The economy can grow due to the discovery of new resources, the growth of the labor force, improvements in technology or increased productivity due to increased specialization.
Over the past couple hundred years, these things have outpaced their limiting factors, allowing wealth to explode. But it is difficult to see how this can be sustained forever. We can’t grow the labor force indefinitely, there are not infinite material resources (at least not on earth) and there are limits to what specialization can achieve.
Technology is perhaps the most difficult thing to put a limit on and there are many futurists who expect technology’s exponential growth to continue to the point of a technological singularity.
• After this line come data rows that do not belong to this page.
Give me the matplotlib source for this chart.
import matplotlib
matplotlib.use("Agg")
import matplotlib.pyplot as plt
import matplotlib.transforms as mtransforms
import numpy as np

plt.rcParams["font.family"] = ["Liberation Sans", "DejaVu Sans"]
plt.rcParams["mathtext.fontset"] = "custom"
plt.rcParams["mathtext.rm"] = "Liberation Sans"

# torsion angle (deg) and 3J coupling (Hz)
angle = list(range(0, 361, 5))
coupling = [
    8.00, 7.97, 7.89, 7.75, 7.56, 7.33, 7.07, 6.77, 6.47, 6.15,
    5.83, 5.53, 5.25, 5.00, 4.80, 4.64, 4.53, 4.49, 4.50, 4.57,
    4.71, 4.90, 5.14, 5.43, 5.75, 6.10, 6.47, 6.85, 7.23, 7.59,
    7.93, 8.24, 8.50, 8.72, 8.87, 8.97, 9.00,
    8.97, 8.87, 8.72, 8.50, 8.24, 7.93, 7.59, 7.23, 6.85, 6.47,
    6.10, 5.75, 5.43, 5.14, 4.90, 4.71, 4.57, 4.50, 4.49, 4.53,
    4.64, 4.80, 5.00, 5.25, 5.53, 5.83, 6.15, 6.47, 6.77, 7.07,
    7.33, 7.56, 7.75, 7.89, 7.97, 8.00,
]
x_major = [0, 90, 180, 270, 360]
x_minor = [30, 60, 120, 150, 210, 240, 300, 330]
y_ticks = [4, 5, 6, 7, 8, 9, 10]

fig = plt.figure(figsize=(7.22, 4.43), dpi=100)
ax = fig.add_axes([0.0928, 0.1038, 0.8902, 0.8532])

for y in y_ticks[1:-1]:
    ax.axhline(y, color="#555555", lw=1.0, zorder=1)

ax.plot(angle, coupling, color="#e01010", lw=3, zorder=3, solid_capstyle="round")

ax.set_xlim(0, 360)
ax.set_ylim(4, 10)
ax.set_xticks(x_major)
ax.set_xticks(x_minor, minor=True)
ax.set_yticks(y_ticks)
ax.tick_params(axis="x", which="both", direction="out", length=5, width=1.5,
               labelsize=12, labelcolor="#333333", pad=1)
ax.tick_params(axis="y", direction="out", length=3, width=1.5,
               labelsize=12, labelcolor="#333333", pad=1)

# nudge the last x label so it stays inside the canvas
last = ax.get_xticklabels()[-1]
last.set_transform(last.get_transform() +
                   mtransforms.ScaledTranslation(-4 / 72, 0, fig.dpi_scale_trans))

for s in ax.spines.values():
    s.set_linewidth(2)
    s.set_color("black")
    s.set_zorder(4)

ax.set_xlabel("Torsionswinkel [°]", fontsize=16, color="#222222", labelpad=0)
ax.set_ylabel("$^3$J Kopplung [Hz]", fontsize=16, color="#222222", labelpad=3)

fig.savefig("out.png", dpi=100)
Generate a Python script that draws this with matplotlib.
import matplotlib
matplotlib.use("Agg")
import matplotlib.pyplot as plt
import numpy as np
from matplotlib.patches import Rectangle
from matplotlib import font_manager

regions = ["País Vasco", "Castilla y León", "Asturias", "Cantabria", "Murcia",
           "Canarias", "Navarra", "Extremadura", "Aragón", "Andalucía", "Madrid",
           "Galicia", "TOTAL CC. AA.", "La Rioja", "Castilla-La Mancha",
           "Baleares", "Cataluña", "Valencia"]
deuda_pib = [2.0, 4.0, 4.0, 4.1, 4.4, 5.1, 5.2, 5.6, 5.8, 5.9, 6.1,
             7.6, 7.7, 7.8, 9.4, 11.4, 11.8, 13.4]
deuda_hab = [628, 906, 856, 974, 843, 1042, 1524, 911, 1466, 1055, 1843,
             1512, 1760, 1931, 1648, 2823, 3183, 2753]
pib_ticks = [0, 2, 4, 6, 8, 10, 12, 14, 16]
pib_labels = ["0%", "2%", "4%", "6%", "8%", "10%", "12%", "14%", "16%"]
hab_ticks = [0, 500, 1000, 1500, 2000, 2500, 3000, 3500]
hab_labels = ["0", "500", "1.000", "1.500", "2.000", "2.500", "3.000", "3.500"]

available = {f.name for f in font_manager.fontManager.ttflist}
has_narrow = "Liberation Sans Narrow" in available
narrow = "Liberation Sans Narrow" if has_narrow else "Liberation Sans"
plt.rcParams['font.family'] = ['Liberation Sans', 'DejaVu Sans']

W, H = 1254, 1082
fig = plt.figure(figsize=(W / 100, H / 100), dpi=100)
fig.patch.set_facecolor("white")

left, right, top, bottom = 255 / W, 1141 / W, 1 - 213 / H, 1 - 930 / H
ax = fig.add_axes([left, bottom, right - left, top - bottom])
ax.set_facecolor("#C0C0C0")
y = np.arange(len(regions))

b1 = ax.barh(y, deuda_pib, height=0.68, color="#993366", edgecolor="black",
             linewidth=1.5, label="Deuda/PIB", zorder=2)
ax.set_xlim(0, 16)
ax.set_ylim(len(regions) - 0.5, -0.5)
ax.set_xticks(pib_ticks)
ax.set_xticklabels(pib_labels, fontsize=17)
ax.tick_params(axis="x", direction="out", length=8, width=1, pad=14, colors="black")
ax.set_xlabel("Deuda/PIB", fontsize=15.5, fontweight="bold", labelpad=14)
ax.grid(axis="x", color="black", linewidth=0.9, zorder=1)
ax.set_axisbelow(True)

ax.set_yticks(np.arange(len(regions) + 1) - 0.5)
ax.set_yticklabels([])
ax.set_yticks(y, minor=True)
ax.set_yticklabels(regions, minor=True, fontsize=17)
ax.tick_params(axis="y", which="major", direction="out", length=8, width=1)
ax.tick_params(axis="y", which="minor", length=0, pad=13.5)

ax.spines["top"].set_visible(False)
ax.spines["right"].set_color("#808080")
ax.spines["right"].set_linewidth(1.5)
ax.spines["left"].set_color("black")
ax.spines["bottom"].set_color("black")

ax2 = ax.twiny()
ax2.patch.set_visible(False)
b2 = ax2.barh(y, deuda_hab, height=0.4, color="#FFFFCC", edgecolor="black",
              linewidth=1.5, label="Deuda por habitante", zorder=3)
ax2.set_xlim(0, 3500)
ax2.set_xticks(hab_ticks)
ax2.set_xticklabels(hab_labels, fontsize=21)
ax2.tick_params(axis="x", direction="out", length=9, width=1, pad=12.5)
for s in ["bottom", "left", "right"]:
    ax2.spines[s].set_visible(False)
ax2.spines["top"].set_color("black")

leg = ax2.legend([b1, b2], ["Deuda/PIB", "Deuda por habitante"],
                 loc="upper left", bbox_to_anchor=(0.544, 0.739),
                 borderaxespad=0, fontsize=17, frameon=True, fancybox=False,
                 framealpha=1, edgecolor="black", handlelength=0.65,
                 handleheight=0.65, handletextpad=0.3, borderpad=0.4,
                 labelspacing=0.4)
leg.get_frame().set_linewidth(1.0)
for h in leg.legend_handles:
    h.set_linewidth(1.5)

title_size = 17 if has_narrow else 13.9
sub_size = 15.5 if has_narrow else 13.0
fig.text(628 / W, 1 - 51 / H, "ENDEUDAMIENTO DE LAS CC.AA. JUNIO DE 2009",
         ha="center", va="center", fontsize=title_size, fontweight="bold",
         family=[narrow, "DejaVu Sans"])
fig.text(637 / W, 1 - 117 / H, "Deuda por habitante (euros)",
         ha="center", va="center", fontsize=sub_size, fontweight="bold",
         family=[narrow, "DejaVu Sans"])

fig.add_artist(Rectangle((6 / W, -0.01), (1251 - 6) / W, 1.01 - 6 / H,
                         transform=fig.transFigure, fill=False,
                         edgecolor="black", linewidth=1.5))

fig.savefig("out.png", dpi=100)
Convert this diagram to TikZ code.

Despite this, it is difficult to see how we will not eventually reach fundamental limits on growth that will undermine the very basis of the system we have created. Geoffrey West has pointed this issue out in his book Scale (touched on in his TED talk and also described in Bettencourt et al., 2007). He notes that so far, society has continuously been bailed out by innovations that have allowed us to continue to grow exponentially (actually super exponentially):
So basically, if the wildest predictions regarding the ‘technological singularity’ do not come to pass, we will eventually run up against limits where growth can no longer be maintained and the foundation of the global economic system will be fundamentally undermined. (This is hardly a new realization and it has spawned entire fields of thought such as Post-growth and Steady-state economics)
It should be noted that environmentalists have been warning about unsustainable growth of human population and resource consumption for a long time. High-profile predictions of collapse due to unchecked growth have been made since at least Malthus’s An Essay on the Principle of Population in 1798. There were also high-profile predictions of imminent disaster in the 1960s and 1970s epitomized by Paul R. Ehrlich’s The Population Bomb in 1968 and the Club of Rome’s The Limits to Growth in 1972.
These writings warned of imminent catastrophes that have not been realized. Technological innovations and the continuous discovery of new resources have allowed the system to maintain itself, resulting in the amazing growth in wealth I highlighted above.
But does the fact that growth has been maintained historically, imply that growth can be maintained indefinitely into the future? I see no reason why the latter should follow from the former. Physical limitations of the environment and the fact that material recourses are finite would seem to suggest that growth cannot be maintained indefinitely. If that is the case, society should seriously consider how to gradually transition from our current system to a more sustainable one. This certainly seems preferable to having to build a new system from scratch after the old one has collapsed.